ADVERTISEMENT
Qualcomm has long been diversifying across verticals and is expanding its footprint across geographies as well. Speaking to Fortune India on the sidelines of the first Snapdragon Auto Day, Savi Soin, president, Qualcomm India, shared that the company is investing heavily in India, with the aim of making it the top market for Qualcomm’s global portfolio.
“There's nobody touching that level of diversification with the Indian mindset. My dream is that India designs more products as they're doing like this. The more India designs, the more valuable we will be. Dream is that products are designed, manufactured and consumed here and shipped globally,” says Soin.
While Qualcomm continues to strengthen its revenue from smartphones, Soin says that the company is equally focussed on building smart glasses and automotives as an equally strong vertical in India due to the growing Gen Z population and premiumisation trend.
"Indian users are wanting more premium automotive experience"
While Qualcomm already works with most legacy 4-wheeler OEMs, which includes names like Maruti Suzuki, Mahindra and Mahindra (M&M), and Tata Motors, only recently the semiconductor company partnered with M&M for the latter’s BE SUVs that feature the Qualcomm Snapdragon Digital Chassis solutions, including the Snapdragon Cockpit Platform and Snapdragon Auto 5G Modem-RF solution.

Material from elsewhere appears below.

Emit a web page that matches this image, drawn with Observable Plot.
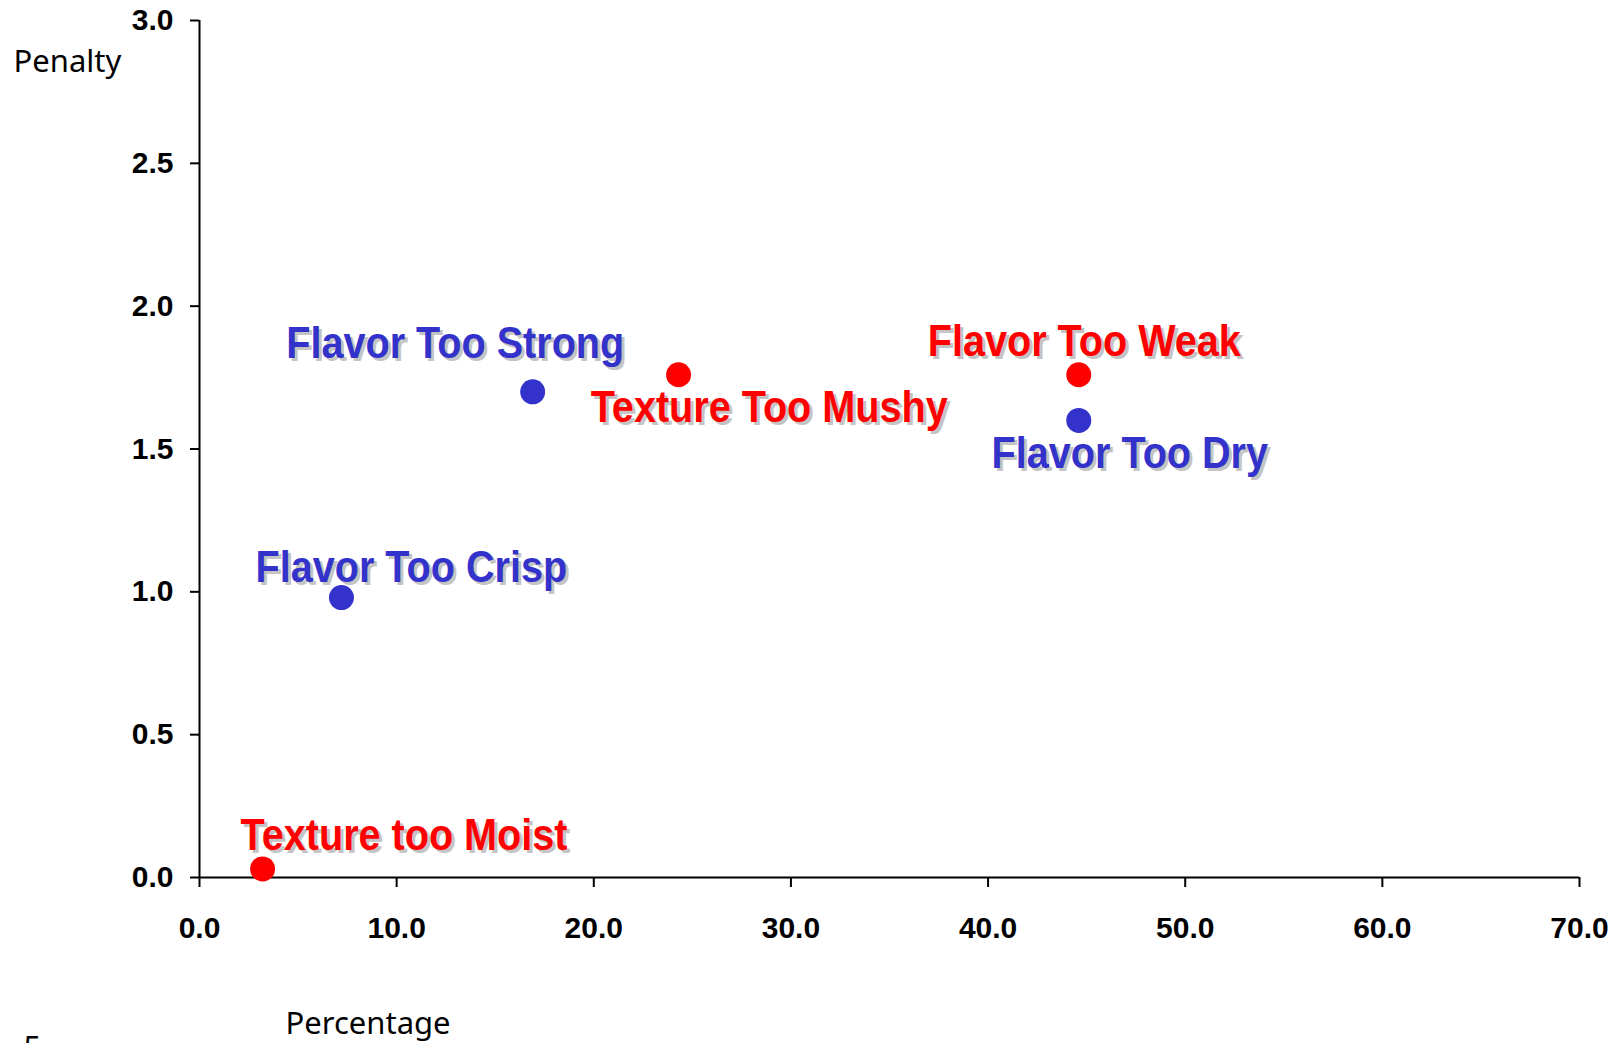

“The Mahindra partnership is going great. It is just the beginning. They're realising what we could do together, especially with our development teams very close by. That partnership went really well,” says Soin, hinting that more is to come.
Earlier, Nakul Duggal, Group GM, Automotive and Industrial & Embedded IoT, Qualcomm Technologies, Inc. had also revealed that by the next year, an Indian OEM will deploy its latest Snapdragon Flex System on Chip (SoC). Soin also revealed that other OEMs are also in active conversations for further engagements of the same level.
“Automotive is going to be very big as India goes towards more software-defined vehicles, V2X becomes very important, more AI, more compute, and Indian users are wanting more premium experience,” Soin adds.
With as many as 2 billion vehicles on the roads across the globe, Qualcomm Technologies powers 350 million vehicles worldwide. The company did not reveal the number of Indian vehicles that are powered by the company’s technology solutions.
Soin said that the reason the partnership with Indian OEMs has been made possible now is because there has been an active interest shown from the automakers side.
“They said, “bring your ecosystem to India, don't want to go to China, don't want to go to Germany.” I see a very focused approach on solving German problems or Chinese problems, let's do an India one. So that's what we're doing in India, one where we're bringing select partners that can solve Indian problems. We want Indian Tier one (automakers) to innovate,” says Soin.
For now, the work for Soin and co. here in India is cut out – to focus on building solutions for Indian problem statements while keeping their global application in mind.
“India now has become an innovation hub for us. We have innovation hubs around the world…in San Diego, in Israel and Munich and other places. India is a very important area for us to solve problems. The reason why we're doing for India is a lot of the innovation that we're bringing for India on say fixed wireless or automotive, have applicability elsewhere. Like maybe in Africa or in Latin America, we're really investing because we have R&D teams here,” says Soin.